For business owners· 4 min read

Creating Service Area Pages for Your Pool Business

Multi-city SEO strategy for pool companies. Create location pages that rank for every town you serve.

Pool and spa businesses live or die by local geography—the client in Phoenix won't hire you in Portland. Service area pages are your weapon to own search results in every market you actually serve, turning tire-kickers into qualified leads.

Why Service Area Pages Matter for Pool Businesses

When someone searches "pool maintenance near me" or "hot tub installation in [city name]," they're ready to hire. Service area pages let you rank for those hyper-local searches instead of getting buried by national franchises. Each page targets a specific town or neighborhood with location-specific details—your actual service radius, local pool regulations, seasonal considerations for that climate—that proves you know their market.

Most pool companies either ignore local SEO entirely or throw up thin, generic pages that Google ignores. You'll immediately stand out.

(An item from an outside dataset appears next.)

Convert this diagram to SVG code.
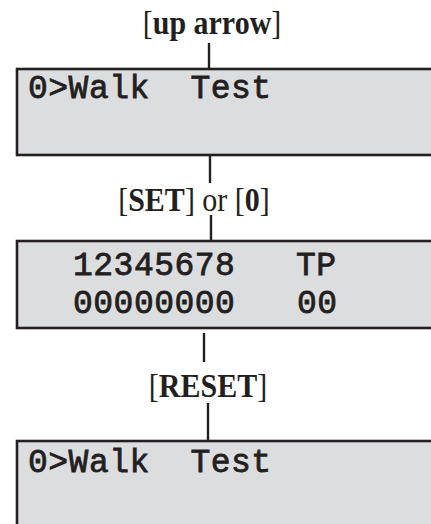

What to Include on Each Service Area Page

Your service area pages need real substance, not copy-paste filler. Here's what actually converts:

Location Header & Service Range Start with the city or neighborhood name and explicitly state how far you travel. Example: "Serving Phoenix metro and surrounding areas within 15 miles of downtown." Include nearby towns and zip codes you cover. This removes buyer confusion and signals to Google you're legitimate.

Local Pool/Spa Context Mention specifics about that area's pools. Do most homes have saltwater pools? Is hard water a problem? Are there many new construction developments with spas? This hyper-local detail proves expertise and answers questions prospects actually have about their market.

Service Menu for That Location Don't just list generic services. Clarify what you offer there. For example: "We provide weekly chlorine pool maintenance, seasonal acid washing, and equipment repairs for Scottsdale residents" beats "We offer pool maintenance." Include price ranges when possible—$150–$300/month for weekly maintenance, $500–$1,200 for acid wash, etc.—so prospects self-qualify.

Local Reviews & Testimonials Feature reviews from customers in that specific area. "Great service in Paradise Valley" is more valuable than a nameless 5-star. If you don't have location-tagged reviews yet, start asking recent clients to mention their neighborhood in their Google review.

Seasonal Notes Pool and spa needs vary by climate. Scottsdale in summer faces algae blooms and higher chlorine demand. Northern climates need winterization guidance. Address what that location's seasonal challenges are.

Structure & SEO Best Practices

Keep each page focused on one location or small cluster. A page for "Chandler & Gilbert, Arizona" works; "All of Phoenix" dilutes your message. Aim for 800–1,200 words per page—enough to rank, not so much that it becomes filler.

Use the location name in:

  • H1 (page title)
  • At least one H2 subheading
  • Early in the first paragraph
  • Alt text for local images if you include them

Link internally from your homepage and main service pages to each service area page. This signals to Google that these locations matter to your business.

How to Scale This Across Multiple Markets

If you serve 5–10 towns, create a template and batch your writing:

  • Draft a base outline covering location header, local conditions, services, pricing ranges, and testimonials
  • Customize 20–30% of the content per location with real geographic details
  • Use your Google My Business data to validate which towns drive the most leads
  • Prioritize pages for your top 3–5 service areas first, then expand

A typical pool company running 50+ monthly maintenance clients across 4 towns can create 4 solid service area pages in 4–6 weeks without hiring an agency.

Getting Discovered & Converting Leads

Publishing service area pages is half the battle. List your business on Mercoly in each service area—it's where local pool and spa buyers actively search for contractors, and it amplifies your visibility beyond just your website.

From there, push qualified leads to your service pages via Google Local Services ads (around $3–$8 per lead in competitive markets) or organic search. Respond to inquiries within 2 hours and include a free consultation offer ($0 to show up; charge for detailed estimates only).

Frequently Asked Questions

Q: Should I create a service area page for towns where I only do occasional work? No. Only create pages for areas where you actively service 3+ clients monthly or are genuinely trying to grow. Thin, sparse pages about borderline service areas hurt more than help.

Q: How do I know what price ranges to list if my costs vary by pool size and condition? Give realistic ranges based on your last 10–15 jobs in that area. Example: "Pool opening runs $300–$600 depending on closing quality and chemical levels." Ranges set proper expectations and reduce low-ball inquiries.

Q: Can I use the same customer testimonial on multiple service area pages? Yes, but aim for at least one location-specific review per page. Generic praise is forgettable; "Best hot tub maintenance company in Tempe" carries more weight than a nameless 5-star.

Create your first service area page this week and track which locations deliver the best leads within 60 days.